Mais non, ce livre ne traite pas de la vieillesse et de son naufrage. Albert Chassaing, le personnage principal, a 53 ans, et ça n'empêche pas qu'il veuille partir.
La bonne raison d'acheter ce roman, c'est qu'il est écrit par Jean-Luc Seigle, qui n'est pas le premier scribouilleur venu, et que j'avais apprécié dans « la nuit dépeuplée ». Et aussi, naturellement, en tant que scénariste du film en noir et blanc « les convoyeurs attendent », du belge Benoît Mariage : une fresque en noir et blanc sur l'absurde, les petites gens, le bêtise ordinaire et l'espoir en berne, la recherche effrénée d’un peu de fric dans les poubelles de la vie. Thèmes qui ressurgissent ici, avec talent.

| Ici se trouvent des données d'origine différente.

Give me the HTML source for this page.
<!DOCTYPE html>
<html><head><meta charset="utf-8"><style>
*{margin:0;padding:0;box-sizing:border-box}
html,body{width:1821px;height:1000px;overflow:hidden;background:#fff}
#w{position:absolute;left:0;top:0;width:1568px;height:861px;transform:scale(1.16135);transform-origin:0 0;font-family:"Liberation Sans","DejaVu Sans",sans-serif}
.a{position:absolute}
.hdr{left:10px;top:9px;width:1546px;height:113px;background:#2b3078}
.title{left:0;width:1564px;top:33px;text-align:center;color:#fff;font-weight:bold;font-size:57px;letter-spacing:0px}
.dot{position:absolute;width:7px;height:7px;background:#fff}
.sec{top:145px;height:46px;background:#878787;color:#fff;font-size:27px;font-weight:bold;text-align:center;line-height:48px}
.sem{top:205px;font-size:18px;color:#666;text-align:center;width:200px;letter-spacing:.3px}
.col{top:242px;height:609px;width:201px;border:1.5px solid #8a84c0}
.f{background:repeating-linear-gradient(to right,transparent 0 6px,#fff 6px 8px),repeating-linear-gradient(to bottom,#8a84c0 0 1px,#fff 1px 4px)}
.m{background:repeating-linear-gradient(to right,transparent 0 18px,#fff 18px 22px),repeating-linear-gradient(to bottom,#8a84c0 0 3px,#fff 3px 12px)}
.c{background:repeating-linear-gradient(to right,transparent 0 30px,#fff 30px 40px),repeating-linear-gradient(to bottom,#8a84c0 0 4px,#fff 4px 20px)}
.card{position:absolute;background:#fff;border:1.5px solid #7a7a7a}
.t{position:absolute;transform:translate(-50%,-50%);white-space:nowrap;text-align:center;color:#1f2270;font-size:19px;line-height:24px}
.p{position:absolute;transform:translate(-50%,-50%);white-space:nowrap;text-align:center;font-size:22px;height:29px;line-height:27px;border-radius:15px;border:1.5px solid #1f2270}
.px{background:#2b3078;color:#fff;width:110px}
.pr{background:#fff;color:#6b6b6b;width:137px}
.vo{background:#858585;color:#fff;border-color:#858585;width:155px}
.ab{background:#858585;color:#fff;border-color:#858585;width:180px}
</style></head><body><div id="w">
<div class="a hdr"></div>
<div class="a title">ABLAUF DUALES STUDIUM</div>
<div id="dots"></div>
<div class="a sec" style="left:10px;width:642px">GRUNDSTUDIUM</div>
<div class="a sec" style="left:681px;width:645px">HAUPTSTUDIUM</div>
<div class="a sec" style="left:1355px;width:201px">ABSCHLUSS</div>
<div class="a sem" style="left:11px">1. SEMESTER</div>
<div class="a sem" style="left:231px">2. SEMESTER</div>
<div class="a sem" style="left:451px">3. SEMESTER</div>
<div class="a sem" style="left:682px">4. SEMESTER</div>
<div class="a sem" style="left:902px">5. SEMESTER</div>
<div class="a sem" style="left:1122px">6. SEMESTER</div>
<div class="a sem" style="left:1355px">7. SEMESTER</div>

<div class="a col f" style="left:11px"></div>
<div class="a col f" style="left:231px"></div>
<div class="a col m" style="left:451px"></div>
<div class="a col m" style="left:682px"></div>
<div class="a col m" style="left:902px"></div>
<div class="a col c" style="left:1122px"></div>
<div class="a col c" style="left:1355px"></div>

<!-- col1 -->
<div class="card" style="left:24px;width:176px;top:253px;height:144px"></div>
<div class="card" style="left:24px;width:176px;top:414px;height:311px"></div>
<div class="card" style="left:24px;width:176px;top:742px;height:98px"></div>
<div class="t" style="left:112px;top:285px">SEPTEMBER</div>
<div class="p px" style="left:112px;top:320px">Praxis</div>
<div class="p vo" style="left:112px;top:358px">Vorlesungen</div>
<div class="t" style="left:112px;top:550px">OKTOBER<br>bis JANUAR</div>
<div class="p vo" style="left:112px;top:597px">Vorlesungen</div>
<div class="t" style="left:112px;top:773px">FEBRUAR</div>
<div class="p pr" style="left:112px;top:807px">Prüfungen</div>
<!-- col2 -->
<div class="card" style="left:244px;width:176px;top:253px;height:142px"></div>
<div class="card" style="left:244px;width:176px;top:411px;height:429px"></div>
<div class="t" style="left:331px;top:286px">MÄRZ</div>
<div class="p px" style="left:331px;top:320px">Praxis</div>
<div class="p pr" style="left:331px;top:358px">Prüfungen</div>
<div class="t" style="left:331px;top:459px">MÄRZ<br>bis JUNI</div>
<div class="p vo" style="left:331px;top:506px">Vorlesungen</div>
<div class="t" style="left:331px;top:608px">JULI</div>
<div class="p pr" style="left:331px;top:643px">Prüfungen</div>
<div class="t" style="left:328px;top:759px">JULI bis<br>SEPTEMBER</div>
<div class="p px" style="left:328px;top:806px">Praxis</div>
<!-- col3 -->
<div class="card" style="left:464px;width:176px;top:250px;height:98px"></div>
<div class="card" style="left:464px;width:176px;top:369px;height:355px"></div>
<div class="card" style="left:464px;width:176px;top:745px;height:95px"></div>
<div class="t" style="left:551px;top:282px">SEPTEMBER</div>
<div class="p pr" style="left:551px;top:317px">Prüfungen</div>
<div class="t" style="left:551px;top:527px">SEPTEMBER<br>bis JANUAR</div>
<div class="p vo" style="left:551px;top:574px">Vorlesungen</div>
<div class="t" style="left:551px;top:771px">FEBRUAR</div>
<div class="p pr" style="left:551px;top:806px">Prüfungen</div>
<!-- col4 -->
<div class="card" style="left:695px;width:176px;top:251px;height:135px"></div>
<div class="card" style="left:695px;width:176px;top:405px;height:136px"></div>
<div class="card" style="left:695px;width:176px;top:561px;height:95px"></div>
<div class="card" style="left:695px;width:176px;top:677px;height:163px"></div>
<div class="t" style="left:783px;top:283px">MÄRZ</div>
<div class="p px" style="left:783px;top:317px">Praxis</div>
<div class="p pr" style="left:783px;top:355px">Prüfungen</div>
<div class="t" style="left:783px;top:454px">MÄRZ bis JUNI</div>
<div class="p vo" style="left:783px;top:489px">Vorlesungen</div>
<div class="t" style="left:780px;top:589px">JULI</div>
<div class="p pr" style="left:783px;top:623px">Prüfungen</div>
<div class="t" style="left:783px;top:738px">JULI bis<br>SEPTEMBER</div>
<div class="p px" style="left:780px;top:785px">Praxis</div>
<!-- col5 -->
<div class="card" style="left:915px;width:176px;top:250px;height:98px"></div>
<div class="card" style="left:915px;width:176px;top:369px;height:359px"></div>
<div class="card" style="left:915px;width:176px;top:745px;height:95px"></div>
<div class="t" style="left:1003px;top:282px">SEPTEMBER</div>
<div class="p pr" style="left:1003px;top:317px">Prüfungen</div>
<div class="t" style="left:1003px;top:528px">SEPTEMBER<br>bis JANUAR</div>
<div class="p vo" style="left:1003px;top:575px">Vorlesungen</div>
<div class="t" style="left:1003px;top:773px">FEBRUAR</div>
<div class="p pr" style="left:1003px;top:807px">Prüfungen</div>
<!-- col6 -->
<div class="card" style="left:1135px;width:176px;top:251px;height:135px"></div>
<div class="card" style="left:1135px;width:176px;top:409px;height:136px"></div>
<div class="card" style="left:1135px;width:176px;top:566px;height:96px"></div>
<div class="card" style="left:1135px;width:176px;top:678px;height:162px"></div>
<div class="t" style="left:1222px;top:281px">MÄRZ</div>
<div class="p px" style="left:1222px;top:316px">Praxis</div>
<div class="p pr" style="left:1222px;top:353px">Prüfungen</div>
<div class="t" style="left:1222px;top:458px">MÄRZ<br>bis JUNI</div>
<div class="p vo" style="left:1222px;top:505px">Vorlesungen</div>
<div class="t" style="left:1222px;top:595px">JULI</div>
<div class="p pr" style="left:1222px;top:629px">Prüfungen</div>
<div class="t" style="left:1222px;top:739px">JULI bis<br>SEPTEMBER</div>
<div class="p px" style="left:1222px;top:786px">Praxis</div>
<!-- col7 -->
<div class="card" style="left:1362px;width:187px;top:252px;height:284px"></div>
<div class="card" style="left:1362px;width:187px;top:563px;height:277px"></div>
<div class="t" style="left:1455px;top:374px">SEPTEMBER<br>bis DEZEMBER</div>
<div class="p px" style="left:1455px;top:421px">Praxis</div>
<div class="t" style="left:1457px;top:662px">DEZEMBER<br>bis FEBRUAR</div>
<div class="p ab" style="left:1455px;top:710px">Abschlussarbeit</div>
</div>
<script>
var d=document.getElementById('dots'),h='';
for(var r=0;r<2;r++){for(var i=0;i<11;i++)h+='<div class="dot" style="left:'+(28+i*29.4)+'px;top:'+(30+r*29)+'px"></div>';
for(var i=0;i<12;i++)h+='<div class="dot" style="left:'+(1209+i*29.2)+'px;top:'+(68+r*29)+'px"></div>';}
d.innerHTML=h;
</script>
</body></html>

Bon, alors je vous raconte, car je sens que vous êtes pressé.
Nous sommes à l’été 1961, près de Clermont-Ferrand. Albert Chassaing, un ex-agriculteur dans la cinquantaine, est devenu ouvrier de nuit chez Michelin, dans la chaleur et dans le bruit du caoutchouc en fusion. Il sent son corps usé l’abandonner peu à peu. Il ne bande plus. Sa femme se pomponne au cas où un amant vigoureux à bel appendice caudal viendrait à passer.

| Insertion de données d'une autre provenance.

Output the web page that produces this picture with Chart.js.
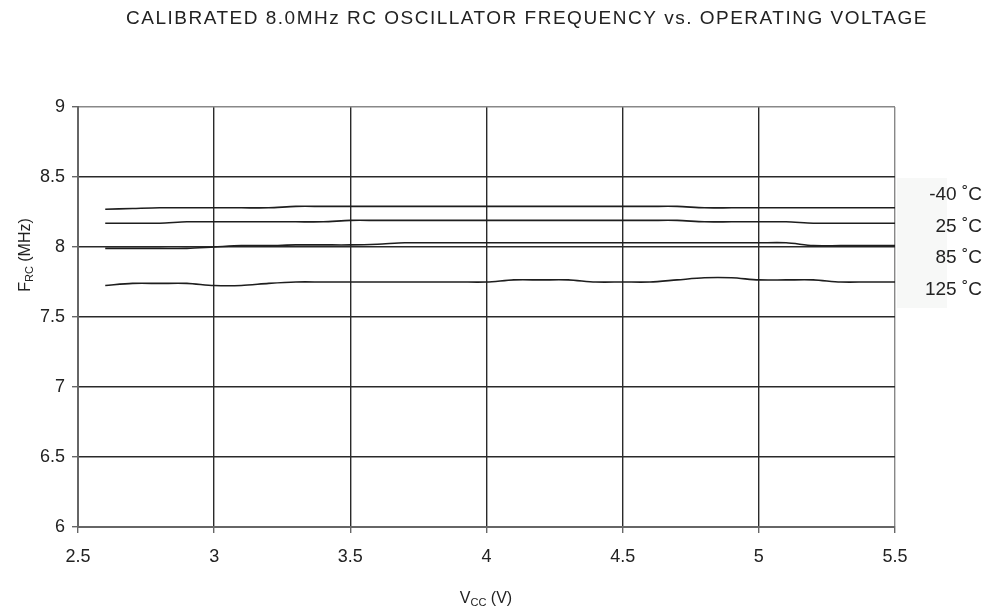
<!DOCTYPE html>
<html>
<head>
<meta charset="utf-8">
<script src="https://cdn.jsdelivr.net/npm/chart.js@4.4.0/dist/chart.umd.min.js"></script>
<style>
  html, body { margin: 0; padding: 0; background: #fff; }
  #wrap { width: 999px; height: 611px; position: relative; }
</style>
</head>
<body>
<div id="wrap"><canvas id="chart" width="999" height="611"></canvas></div>
<script>
// Supply voltage (V)
const voltages = [2.6, 2.7, 2.8, 2.9, 3.0, 3.1, 3.2, 3.3, 3.4, 3.5,
                  3.6, 3.7, 3.8, 3.9, 4.0, 4.1, 4.2, 4.3, 4.4, 4.5,
                  4.6, 4.7, 4.8, 4.9, 5.0, 5.1, 5.2, 5.3, 5.4, 5.5];

const tempLabels = ["-40 ˚C", "25 ˚C", "85 ˚C", "125 ˚C"];

// Frequency (MHz) per temperature
const freqM40 = [8.27, 8.275, 8.28, 8.28, 8.28, 8.28, 8.28, 8.29, 8.29, 8.29,
                 8.29, 8.29, 8.29, 8.29, 8.29, 8.29, 8.29, 8.29, 8.29, 8.29,
                 8.29, 8.29, 8.28, 8.28, 8.28, 8.28, 8.28, 8.28, 8.28, 8.28];
const freq25  = [8.17, 8.17, 8.17, 8.18, 8.18, 8.18, 8.18, 8.18, 8.18, 8.19,
                 8.19, 8.19, 8.19, 8.19, 8.19, 8.19, 8.19, 8.19, 8.19, 8.19,
                 8.19, 8.19, 8.18, 8.18, 8.18, 8.18, 8.17, 8.17, 8.17, 8.17];
const freq85  = [7.99, 7.99, 7.99, 7.99, 8.0, 8.01, 8.01, 8.015, 8.015, 8.015,
                 8.02, 8.03, 8.03, 8.03, 8.03, 8.03, 8.03, 8.03, 8.03, 8.03,
                 8.03, 8.03, 8.03, 8.03, 8.03, 8.03, 8.01, 8.01, 8.01, 8.01];
const freq125 = [7.725, 7.74, 7.74, 7.74, 7.725, 7.725, 7.74, 7.75, 7.75, 7.75,
                 7.75, 7.75, 7.75, 7.75, 7.75, 7.765, 7.765, 7.765, 7.75, 7.75,
                 7.75, 7.765, 7.78, 7.78, 7.765, 7.765, 7.765, 7.75, 7.75, 7.75];

const series = [freqM40, freq25, freq85, freq125];

const FONT = '"Liberation Sans", Arial, sans-serif';

// draw text pieces with subscripts, centred at (x, y)
function drawParts(ctx, parts, x, y) {
  let total = 0;
  parts.forEach(p => { ctx.font = p.size + 'px ' + FONT; total += ctx.measureText(p.t).width; });
  let cx = x - total / 2;
  ctx.textAlign = 'left';
  ctx.textBaseline = 'alphabetic';
  parts.forEach(p => {
    ctx.font = p.size + 'px ' + FONT;
    ctx.fillText(p.t, cx, y + p.dy);
    cx += ctx.measureText(p.t).width;
  });
}

const textPlugin = {
  id: 'texts',
  beforeDraw(chart) {
    const ctx = chart.ctx;
    ctx.save();
    ctx.fillStyle = '#f7f8f7';
    ctx.fillRect(897, 178, 50, 130);
    ctx.restore();
  },
  afterDraw(chart) {
    const ctx = chart.ctx;
    ctx.save();
    ctx.fillStyle = '#222';
    // title
    ctx.font = '19px ' + FONT;
    ctx.letterSpacing = '1.5px';
    ctx.textAlign = 'center';
    ctx.textBaseline = 'middle';
    ctx.fillText('CALIBRATED 8.0MHz RC OSCILLATOR FREQUENCY vs. OPERATING VOLTAGE', 527, 19);
    ctx.letterSpacing = '0px';

    // x axis title
    drawParts(ctx, [
      { t: 'V', size: 16, dy: 0 },
      { t: 'CC', size: 11, dy: 3 },
      { t: ' (V)', size: 16, dy: 0 }
    ], 486, 603);

    // y axis title
    ctx.save();
    ctx.translate(30, 255);
    ctx.rotate(-Math.PI / 2);
    drawParts(ctx, [
      { t: 'F', size: 16, dy: 0 },
      { t: 'RC', size: 11, dy: 3 },
      { t: ' (MHz)', size: 16, dy: 0 }
    ], 0, 0);
    ctx.restore();

    // series labels
    ctx.font = '19px ' + FONT;
    ctx.textAlign = 'right';
    ctx.textBaseline = 'middle';
    const ys = [195, 227, 258, 290];
    chart.data.datasets.forEach((ds, i) => ctx.fillText(ds.label, 982, ys[i]));
    ctx.restore();
  }
};

const gridCol = (edgeVal) => (c) => (c.tick && c.tick.value === edgeVal) ? '#888' : '#2a2a2a';
const fmt = (v) => String(+Number(v).toFixed(1));

new Chart(document.getElementById('chart'), {
  type: 'line',
  data: {
    datasets: series.map((vals, i) => ({
      label: tempLabels[i],
      data: voltages.map((v, j) => ({ x: v, y: vals[j] })),
      borderColor: '#1e1e1e',
      borderWidth: 1.6,
      pointRadius: 0,
      tension: 0.3,
      fill: false
    }))
  },
  options: {
    responsive: false,
    animation: false,
    devicePixelRatio: 1,
    layout: { padding: { left: 0, right: 104, top: 107, bottom: 0 } },
    plugins: { legend: { display: false }, tooltip: { enabled: false }, title: { display: false } },
    scales: {
      x: {
        type: 'linear',
        min: 2.5, max: 5.5,
        ticks: { stepSize: 0.5, color: '#222', font: { family: FONT, size: 18 }, padding: 13, maxRotation: 0, callback: fmt },
        grid: { color: gridCol(5.5), lineWidth: 1.4, tickLength: 6, tickColor: '#666' },
        border: { color: '#666', width: 2 },
        afterFit(s) { s.height = 84; }
      },
      y: {
        min: 6, max: 9,
        ticks: { stepSize: 0.5, color: '#222', font: { family: FONT, size: 18 }, padding: 7, callback: fmt },
        grid: { color: gridCol(9), lineWidth: 1.4, tickLength: 6, tickColor: '#666' },
        border: { color: '#666', width: 2 },
        afterFit(s) { s.width = 78; }
      }
    }
  },
  plugins: [textPlugin]
});
</script>
</body>
</html>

En attendant, elle se prosterne devant les premiers signes de la modernité qui se profile : la télé qui arrive, la machine à laver. C’est l’horizon de ses pensées.
Albert a deux fils : un qui a été réquisitionné pour la guerre d’Algérie, et Gilles, le petit, qui se passionne pour les livres et Balzac, dans cette famille peu gâtée par le savoir et la distribution des prix.
Albert comprend que l’époque le dépasse, qu’il du côté du noir et blanc, qu’il n’a plus de rôle à jouer dans cette famille ni dans cette vie moderne en couleurs qui s’annonce. Alors, il veut en finir sans attendre la fin du film.
Son rôle fut de faire deux enfants, dans une vidange de carter séminal, et voilà tout.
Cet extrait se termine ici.